Infine, Visco richiama alle risorse dei fondi europei del programma Next Generation come a uno straordinario sostegno per rimetterci in pari a livello europeo. D’altra parte, basta vedere la ripartizione dei fondi del Recovery Plan per comprendere che questo è l’indirizzo principale, insieme a una economia “a basse emissioni”.
Diventa chiaro, quindi, che servono aiuti e che servono per ancora molto tempo prima di rivedere la luce, ma non dimentichiamoci che ci sarebbe bastata la nostra Banca Centrale con potere di emissione monetaria.
In ogni caso, dal mio punto di vista, bisogna ancora fare lo sforzo di imparare che tutto questo disastro deve lasciarci migliori e farci ritrovare più forti.
Come in “Un sogno per domani”, in cui Trevor inaugura una specie di movimento spontaneo chiamato “Passa il favore”. La prima buona azione facciamola verso di noi, regaliamoci un libro.
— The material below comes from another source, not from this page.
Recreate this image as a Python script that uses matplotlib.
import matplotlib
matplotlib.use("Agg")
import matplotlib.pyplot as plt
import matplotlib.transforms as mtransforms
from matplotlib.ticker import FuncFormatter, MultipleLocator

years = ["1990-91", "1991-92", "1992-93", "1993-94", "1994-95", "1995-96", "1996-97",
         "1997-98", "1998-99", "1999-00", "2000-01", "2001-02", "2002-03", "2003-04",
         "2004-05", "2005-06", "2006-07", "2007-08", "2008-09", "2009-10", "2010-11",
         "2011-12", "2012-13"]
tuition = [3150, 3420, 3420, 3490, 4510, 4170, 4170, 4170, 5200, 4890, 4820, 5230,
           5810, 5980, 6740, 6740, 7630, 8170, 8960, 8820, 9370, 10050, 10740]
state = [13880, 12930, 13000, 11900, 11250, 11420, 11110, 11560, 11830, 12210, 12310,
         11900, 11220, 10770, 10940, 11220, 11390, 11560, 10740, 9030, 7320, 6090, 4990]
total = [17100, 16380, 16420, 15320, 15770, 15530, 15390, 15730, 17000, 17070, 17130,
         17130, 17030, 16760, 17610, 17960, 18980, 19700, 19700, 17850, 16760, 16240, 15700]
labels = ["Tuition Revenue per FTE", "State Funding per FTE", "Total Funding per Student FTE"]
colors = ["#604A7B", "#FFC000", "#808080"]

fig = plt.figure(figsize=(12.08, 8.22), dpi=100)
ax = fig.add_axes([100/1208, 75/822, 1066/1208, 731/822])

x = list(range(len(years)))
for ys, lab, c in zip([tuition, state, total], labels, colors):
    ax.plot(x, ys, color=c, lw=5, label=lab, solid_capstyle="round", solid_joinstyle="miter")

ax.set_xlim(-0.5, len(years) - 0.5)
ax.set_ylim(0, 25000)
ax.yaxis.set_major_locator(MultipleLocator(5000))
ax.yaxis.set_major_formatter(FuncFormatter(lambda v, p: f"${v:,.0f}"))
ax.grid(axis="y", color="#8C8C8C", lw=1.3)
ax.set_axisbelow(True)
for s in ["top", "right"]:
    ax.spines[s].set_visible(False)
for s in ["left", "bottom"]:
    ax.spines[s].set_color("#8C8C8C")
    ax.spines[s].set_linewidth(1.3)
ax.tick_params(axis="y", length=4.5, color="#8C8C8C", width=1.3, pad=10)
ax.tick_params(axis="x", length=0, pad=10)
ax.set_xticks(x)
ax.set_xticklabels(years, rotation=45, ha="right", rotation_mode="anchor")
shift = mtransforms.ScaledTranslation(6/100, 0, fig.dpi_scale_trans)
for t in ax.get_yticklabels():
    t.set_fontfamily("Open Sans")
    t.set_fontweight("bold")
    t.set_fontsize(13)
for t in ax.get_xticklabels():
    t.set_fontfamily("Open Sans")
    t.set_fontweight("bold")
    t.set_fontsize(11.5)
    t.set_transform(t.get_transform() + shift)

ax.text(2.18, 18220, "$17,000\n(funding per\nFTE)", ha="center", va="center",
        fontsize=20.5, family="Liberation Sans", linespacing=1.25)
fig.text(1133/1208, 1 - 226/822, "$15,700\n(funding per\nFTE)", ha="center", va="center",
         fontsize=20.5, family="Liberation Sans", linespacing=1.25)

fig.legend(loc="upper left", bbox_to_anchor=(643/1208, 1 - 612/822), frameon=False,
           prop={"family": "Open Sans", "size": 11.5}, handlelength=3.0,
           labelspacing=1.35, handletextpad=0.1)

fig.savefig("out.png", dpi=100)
Poi verso una persona sconosciuta, dalla quale non riceveremo nulla in cambio. Infine, facciamola verso una persona che conosciamo per la quale sappiamo che ciò che per noi è un piccolo favore per lei è qualcosa di davvero importante.
Un modo per ricordarci che le azioni virtuose del singolo saranno sempre in grado di innescare un circuito generoso per il mondo intero.
Passiamo il favore! Buon Natale a tutti.